El Shaban said she doesn’t regret coming to the U.S. because she loves the diversity here. She said she sees it as the land of hope and opportunity for all. El Shaban also said she doesn’t think the executive order is the real face of America, because of the many protests against it that have cropped up around the country in the days since Trump signed the order.

“This is America that I know, and this is the country that I hope to be,” El Shaban said. “In this way, America will truly be the leader of the world. And to be a leader of the world, you need to lead from the front, not from the back.”

‘This is humiliating’

Mona Karimzadeh, an F-1 visa-holding master’s student studying civil engineering at WSU, plans to graduate in May. She said she has not visited her home country of Iran in four years, because there was a chance she would be unable to get a visa to return to the U.S.
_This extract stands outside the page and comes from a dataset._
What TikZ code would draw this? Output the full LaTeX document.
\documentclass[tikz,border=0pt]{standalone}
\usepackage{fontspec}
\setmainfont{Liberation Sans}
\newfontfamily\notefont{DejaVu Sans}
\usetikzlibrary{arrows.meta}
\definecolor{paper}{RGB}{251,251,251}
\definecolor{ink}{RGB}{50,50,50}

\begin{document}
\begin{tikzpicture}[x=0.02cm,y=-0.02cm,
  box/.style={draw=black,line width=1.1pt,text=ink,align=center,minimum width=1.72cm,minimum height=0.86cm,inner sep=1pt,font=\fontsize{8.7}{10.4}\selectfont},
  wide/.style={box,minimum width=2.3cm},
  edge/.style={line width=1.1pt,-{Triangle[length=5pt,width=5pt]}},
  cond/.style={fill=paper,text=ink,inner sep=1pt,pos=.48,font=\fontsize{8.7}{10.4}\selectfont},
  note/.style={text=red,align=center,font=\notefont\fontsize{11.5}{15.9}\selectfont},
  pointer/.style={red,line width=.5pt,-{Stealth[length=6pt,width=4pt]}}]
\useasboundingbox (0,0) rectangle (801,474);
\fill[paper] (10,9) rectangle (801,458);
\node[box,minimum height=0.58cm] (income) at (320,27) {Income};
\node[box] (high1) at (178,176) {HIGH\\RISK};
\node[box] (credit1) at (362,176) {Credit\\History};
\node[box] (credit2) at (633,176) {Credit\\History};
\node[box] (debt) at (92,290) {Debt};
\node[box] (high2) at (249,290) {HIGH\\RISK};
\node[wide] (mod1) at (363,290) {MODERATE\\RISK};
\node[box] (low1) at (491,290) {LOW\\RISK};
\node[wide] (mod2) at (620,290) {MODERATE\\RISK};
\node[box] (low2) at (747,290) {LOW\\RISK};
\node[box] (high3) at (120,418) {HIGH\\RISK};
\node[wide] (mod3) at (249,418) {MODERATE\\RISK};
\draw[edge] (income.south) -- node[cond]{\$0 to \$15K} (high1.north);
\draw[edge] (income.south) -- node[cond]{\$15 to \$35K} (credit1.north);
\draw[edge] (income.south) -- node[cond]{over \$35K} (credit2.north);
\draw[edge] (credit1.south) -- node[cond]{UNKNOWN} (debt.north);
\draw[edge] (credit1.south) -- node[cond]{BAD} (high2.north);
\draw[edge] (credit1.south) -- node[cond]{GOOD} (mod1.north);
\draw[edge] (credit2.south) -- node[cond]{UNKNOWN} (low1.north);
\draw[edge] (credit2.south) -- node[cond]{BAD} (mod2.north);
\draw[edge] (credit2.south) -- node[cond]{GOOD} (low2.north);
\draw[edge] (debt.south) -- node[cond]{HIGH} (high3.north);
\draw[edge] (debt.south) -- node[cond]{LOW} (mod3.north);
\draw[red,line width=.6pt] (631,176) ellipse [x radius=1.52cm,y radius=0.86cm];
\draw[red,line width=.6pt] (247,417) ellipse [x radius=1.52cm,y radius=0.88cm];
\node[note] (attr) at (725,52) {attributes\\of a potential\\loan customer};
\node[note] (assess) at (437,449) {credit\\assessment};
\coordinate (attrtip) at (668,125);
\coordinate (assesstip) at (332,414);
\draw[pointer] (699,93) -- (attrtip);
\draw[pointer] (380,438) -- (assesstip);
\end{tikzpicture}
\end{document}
Karimzadeh said some of her friends are in similar situations. Often, the student’s parents will travel to visit them rather than risk the student not being allowed back into the country, she said. Trump’s executive order suspends the parents’ ability to visit their children.

Karimzadeh said she originally came to study in the U.S. because of the lack of freedom in Iran, particularly for women.
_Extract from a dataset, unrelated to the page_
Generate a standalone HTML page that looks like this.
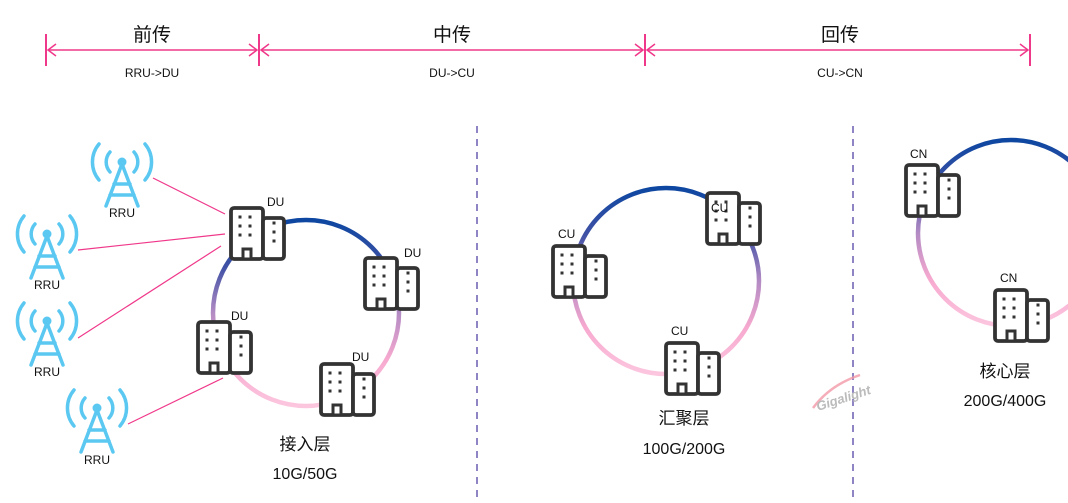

“The progress you can make in the U.S., you cannot make in my country,” she said.

While Karimzadeh has been offered a U.S.-based job that would start after she graduates, she isn’t sure if she can take it. She is worried that after Trump’s immigration ban, there might be more restrictions on Iranians’ ability to get jobs.
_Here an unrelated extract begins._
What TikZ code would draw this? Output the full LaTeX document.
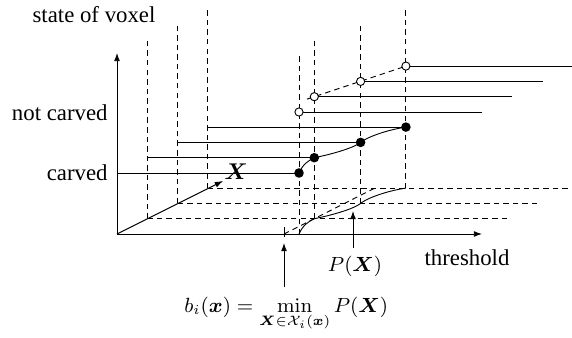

“I don’t know about my future,” Karimzadeh said.

President Donald Trump’s executive order only specifically names one banned country, Syria. However, Trump used a list of countries of concern, from the Visa Waiver Program Improvement and Terrorist Travel Prevention Act of 2015, to choose the seven countries he banned.

The 2015 act also locked out travelers retuning to the U.S., from these specified countries, if they were there on or after March 1, 2011, according to a White House press release.

Karimzadeh said that only the top “brains of Iran” can study in the U.S., and they are usually graduate students like herself; smart, valuable assets to the nation.

“This is not the way they should be treated,” Karimzadeh said. “This is humiliating.”

She said they have to go through a tough visa process, which can take up to three or four months to complete.

Karimzadeh believes there may be more students who will study in Canada or European countries where they would feel safer.

A WSU staff member from Iran asked to remain anonymous because she is afraid of losing her right to reside here.

“This is alarming,” the Iranian staff member said. “It’s unconstitutional and it goes against a lot of what America is about, and what it’s been in the past few years.”

She originally considered moving to another country when the order was enacted, but the reactions from people around the country changed her mind.

“I saw people standing up for us,” she said. “At the airports, on the streets. That gave me the momentum to power through this and to fight for it.”

Re-entry issues

A WSU student who is set to work with a water researcher at the Prosser extension campus is currently stuck outside the U.S.

Because of President Donald Trump’s recent executive order, the student was turned back in Amsterdam, WSU spokesperson Rob Strenge wrote in an email. For privacy reasons, Strenge could not release the student’s name.

Strenge wrote that WSU has been in communication with the Congressional offices and the staff of Rep. Dan Newhouse (R) offered to help.

Peters has been in communication with the student and filled out the necessary forms for the Congressional office to help the student get back into the U.S., Strenge wrote.

“There may not be an immediate solution,” Strenge wrote in the email, “but the Congressman’s office is working with Dr. Peters to gather the needed information and see if he can attempt to help in any way possible.”

WSU has also made Sens. Patty Murray (D) and Maria Cantwell (D) aware of the situation and has received their support.

“I understand we have a handful of other students who are experiencing some problems currently,” Strenge wrote, “but that this one student appears to be the only one actually having difficulty re-entering the U.S.”